Itu juga yang mendorong dia belajar ke Yogyakarta tahun 2000. Kala itu dia baru mengundurkan diri dari Redaktur Palaksana Harian Berita Kota Makassar, yang menangani berita kriminal. Sepuluh tahun di dunia jurnalistik memberi dia pengalaman dan wawasan tentang dunia penerbitan di Yogyakarta, dia belajar bahwa modal utama penerbitan adalah visi yang kuat.
Modal awal dia dapat setelah ditunjuk menerbitkan buku Takalar, Kini dan Esok: Paradigma Baru Bupati Zaenal. Buku ini dua kali dicetak pada 2001 dengan jumlah 4.000 eksemplar.
Uang pembayaran buku sebesar Rp 20 juta dia gunakan untuk menerbitkan tiga buku baru. Hingga kini modal penerbitan masih berasal dari dana patungan.
dengan harga buku Rp 25.000-Rp 30.000 per eksemplar. Penerbit berkewajiban memberikan royalti 10 persen dari harga jual itu kepada penulis, setelah dipotong rabat.

Tradisi intelektual

Wanua percaya, buku adalah penggerak peradaban. Pustaka Refleksi didirikan dengan harapan bisa menggenapi hal itu. Di tengah kuatnya stigma Makassar sebagai kota "keonaran", ia yakin penerbitan buku bisa menjadi media untuk menyampaikan aspirasi secara bermartabat dan elegan.
"Kalau memiliki argumen yang jelas, tumpahkanlah lewat buku. Jika ada yang tak setuju, silahkan bantah dengan karya buku. Itulah ruang dialog yang elegan," katanya.
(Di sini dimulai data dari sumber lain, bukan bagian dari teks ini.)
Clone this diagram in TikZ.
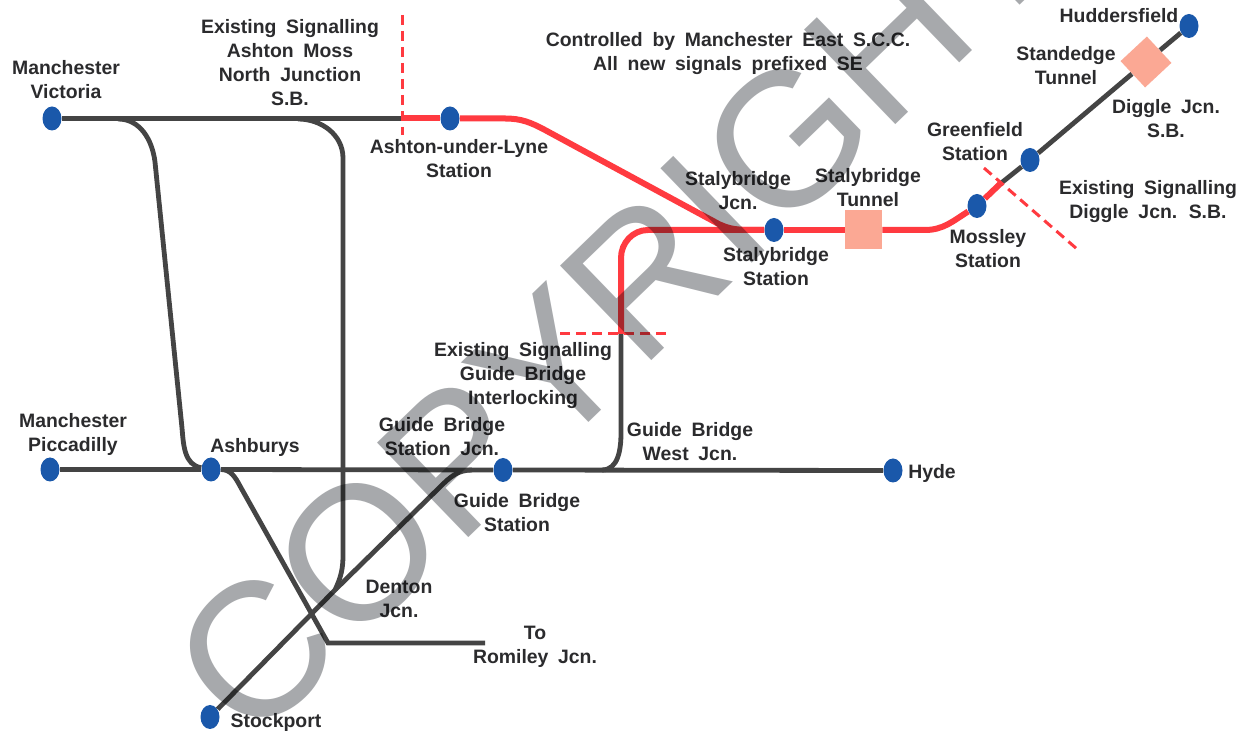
\documentclass[tikz,border=0pt]{standalone}
\usepackage{fontspec}
\setmainfont{Liberation Sans}[WordSpace=1.8]
\usepackage{xcolor}
\usetikzlibrary{shapes.geometric}
\definecolor{trackgrey}{HTML}{444444}
\definecolor{newred}{HTML}{FF3A40}
\definecolor{dotblue}{HTML}{1A58AA}
\definecolor{tunnelpink}{HTML}{FBA894}
\definecolor{stampgrey}{HTML}{A7A9AC}
\definecolor{labelgrey}{HTML}{2B2B2D}

\begin{document}
\begin{tikzpicture}[
    x=0.5pt, y=-0.5pt,
    stn/.style={ellipse, fill=dotblue, inner sep=0pt, minimum width=9.5pt, minimum height=12pt},
    tunnel/.style={rectangle, fill=tunnelpink, inner sep=0pt},
    lbl/.style={align=center, text=labelgrey, font=\bfseries\fontsize{9.7}{12}\selectfont},
    trk/.style={draw=trackgrey, line width=2.4pt},
    newtrk/.style={draw=newred, line width=3pt},
    limit/.style={draw=newred, line width=1.5pt, dash pattern=on 5pt off 3pt}
]
    \useasboundingbox (0,0) rectangle (1244,731);
    \fill[white] (0,0) rectangle (1244,731);

    % Stations
    \node[stn] (victoria) at (52,118.5) {};
    \node[stn] (ashton) at (450,118.5) {};
    \node[stn] (staly) at (774,230) {};
    \node[stn] (mossley) at (977,206) {};
    \node[stn] (greenfield) at (1030,160) {};
    \node[stn] (hudd) at (1189,26) {};
    \node[stn] (piccadilly) at (50,469.5) {};
    \node[stn] (ashburys) at (211,469.5) {};
    \node[stn] (guide) at (503,470) {};
    \node[stn] (hyde) at (893,470.5) {};
    \node[stn] (stockport) at (210,717) {};

    % Tunnels
    \node[tunnel, minimum width=18.5pt, minimum height=19.5pt] (stalytun) at (863.5,230) {};
    \node[tunnel, minimum width=18pt, minimum height=18pt, rotate=43] (standedge) at (1146,62) {};

    % Junction points
    \coordinate (sigashton) at (402,118.5);
    \coordinate (vica) at (118,119);
    \coordinate (vicb) at (155,162);
    \coordinate (vicc) at (182,428);
    \coordinate (mossa) at (298,119);
    \coordinate (mossb) at (343,158);
    \coordinate (mossc) at (343,555);
    \coordinate (denton) at (335,590);
    \coordinate (stocka) at (440,487);
    \coordinate (stockb) at (472,470);
    \coordinate (roma) at (240,486);
    \coordinate (romb) at (328,643);
    \coordinate (romc) at (485,643);
    \coordinate (westa) at (602,470);
    \coordinate (westb) at (621,433);
    \coordinate (sigguide) at (621,334);
    \coordinate (westc) at (621,258);
    \coordinate (westd) at (648,230);
    \coordinate (ashc) at (505,118.5);
    \coordinate (ashd) at (545,130);
    \coordinate (ashe) at (715,222);
    \coordinate (ashf) at (755,230);
    \coordinate (mossl) at (925,230);
    \coordinate (sigdiggle) at (1000,184);

    % Existing lines
    \draw[trk] (victoria) -- (sigashton);
    \draw[trk] (vica) to[out=0, in=97] (vicb) -- (vicc) to[out=-85, in=170] (ashburys);
    \draw[trk] (mossa) to[out=0, in=90] (mossb) -- (mossc) to[out=-90, in=65] (denton);
    \draw[trk] (piccadilly) -- (ashburys);
    \draw[trk] (ashburys) -- (guide);
    \draw[trk] (guide) -- (hyde);
    \draw[trk] (stockport) -- (denton) -- (stocka) to[out=45, in=180] (stockb);
    \draw[trk] (ashburys) to[out=0, in=118] (roma) -- (romb) -- (romc);
    \draw[trk] (westa) to[out=0, in=-90] (westb) -- (sigguide);
    \draw[trk] (sigdiggle) -- (greenfield);
    \draw[trk] (greenfield) -- (standedge);
    \draw[trk] (standedge) -- (hudd);

    % New lines
    \draw[newtrk] (sigashton) -- (ashton);
    \draw[newtrk] (ashton) -- (ashc) to[out=0, in=152] (ashd) -- (ashe) to[out=-30, in=180] (ashf) -- (staly);
    \draw[newtrk] (sigguide) -- (westc) to[out=90, in=180] (westd) -- (staly);
    \draw[newtrk] (staly) -- (stalytun);
    \draw[newtrk] (stalytun) -- (mossl) to[out=0, in=212] (mossley);
    \draw[newtrk] (mossley) -- (sigdiggle);

    % Signalling limits
    \coordinate (lima) at (402,15);
    \coordinate (limb) at (402,135);
    \coordinate (limc) at (560,334);
    \coordinate (limd) at (669,334);
    \coordinate (lime) at (984,168);
    \coordinate (limf) at (1077,249);
    \draw[limit] (lima) -- (limb);
    \draw[limit] (limc) -- (limd);
    \draw[limit] (lime) -- (limf);

    % Labels
    \node[lbl] (lvictoria) at (66,79.5) {Manchester\\Victoria};
    \node[lbl] (lsigashton) at (290,63) {Existing Signalling\\Ashton Moss\\North Junction\\S.B.};
    \node[lbl] (lcontrol) at (728,54) {Controlled by Manchester East S.C.C.\\All new signals prefixed SE};
    \node[lbl] (lashton) at (459,159) {Ashton-under-Lyne\\Station};
    \node[lbl] (lstalyjcn) at (738,191) {Stalybridge\\Jcn.};
    \node[lbl] (lstalytun) at (868,188) {Stalybridge\\Tunnel};
    \node[lbl] (lstaly) at (776,267) {Stalybridge\\Station};
    \node[lbl] (lgreenfield) at (975,142) {Greenfield\\Station};
    \node[lbl] (lmossley) at (988,249) {Mossley\\Station};
    \node[lbl] (lhudd) at (1119,16) {Huddersfield};
    \node[lbl] (lstandedge) at (1066,65.5) {Standedge\\Tunnel};
    \node[lbl] (ldiggle) at (1166,118.5) {Diggle Jcn.\\S.B.};
    \node[lbl] (lsigdiggle) at (1148,201.5) {Existing Signalling\\Diggle Jcn. S.B.};
    \node[lbl] (lsigguide) at (523,376) {Existing Signalling\\Guide Bridge\\Interlocking};
    \node[lbl] (lguidejcn) at (442,437) {Guide Bridge\\Station Jcn.};
    \node[lbl] (lwest) at (690,442) {Guide Bridge\\West Jcn.};
    \node[lbl] (lpiccadilly) at (73,434.5) {Manchester\\Piccadilly};
    \node[lbl] (lashburys) at (255,447) {Ashburys};
    \node[lbl] (lguide) at (517,513) {Guide Bridge\\Station};
    \node[lbl] (lhyde) at (932,473) {Hyde};
    \node[lbl] (ldenton) at (399,599) {Denton\\Jcn.};
    \node[lbl] (lromiley) at (535,647) {To\\Romiley Jcn.};
    \node[lbl] (lstockport) at (276,722) {Stockport};

    % Watermark
    \begin{scope}[blend mode=multiply]
        \clip (0,0) rectangle (1244,731);
        \node[text=stampgrey, rotate=44, inner sep=0pt, font=\fontsize{95.5}{95.5}\selectfont] (stamp) at (614,306) {COPYRIGHT};
    \end{scope}
\end{tikzpicture}
\end{document}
Begitulah Wanua membangun tradisi intelektual. Ia memilih kata "Refleksi" untuk nama penerbitnya dengan tujuan agar sesuatu yang disampaikan bergema atau terpantulkan. Buku yang diterbitkan adalah gema dari sebuah zaman dan masyarakatnya. Ia berupaya menunjukkan bahwa kawasan timur Indonesia tak selamanya berbalut pesimisme dan keterbelakangan.
Wanua menggemakan Indonesia timur dengan "berwarna", santun, dan bermartabat. Produk yang dia hasilkan menambah khazanah kepustakaan tentang Indonesia timur.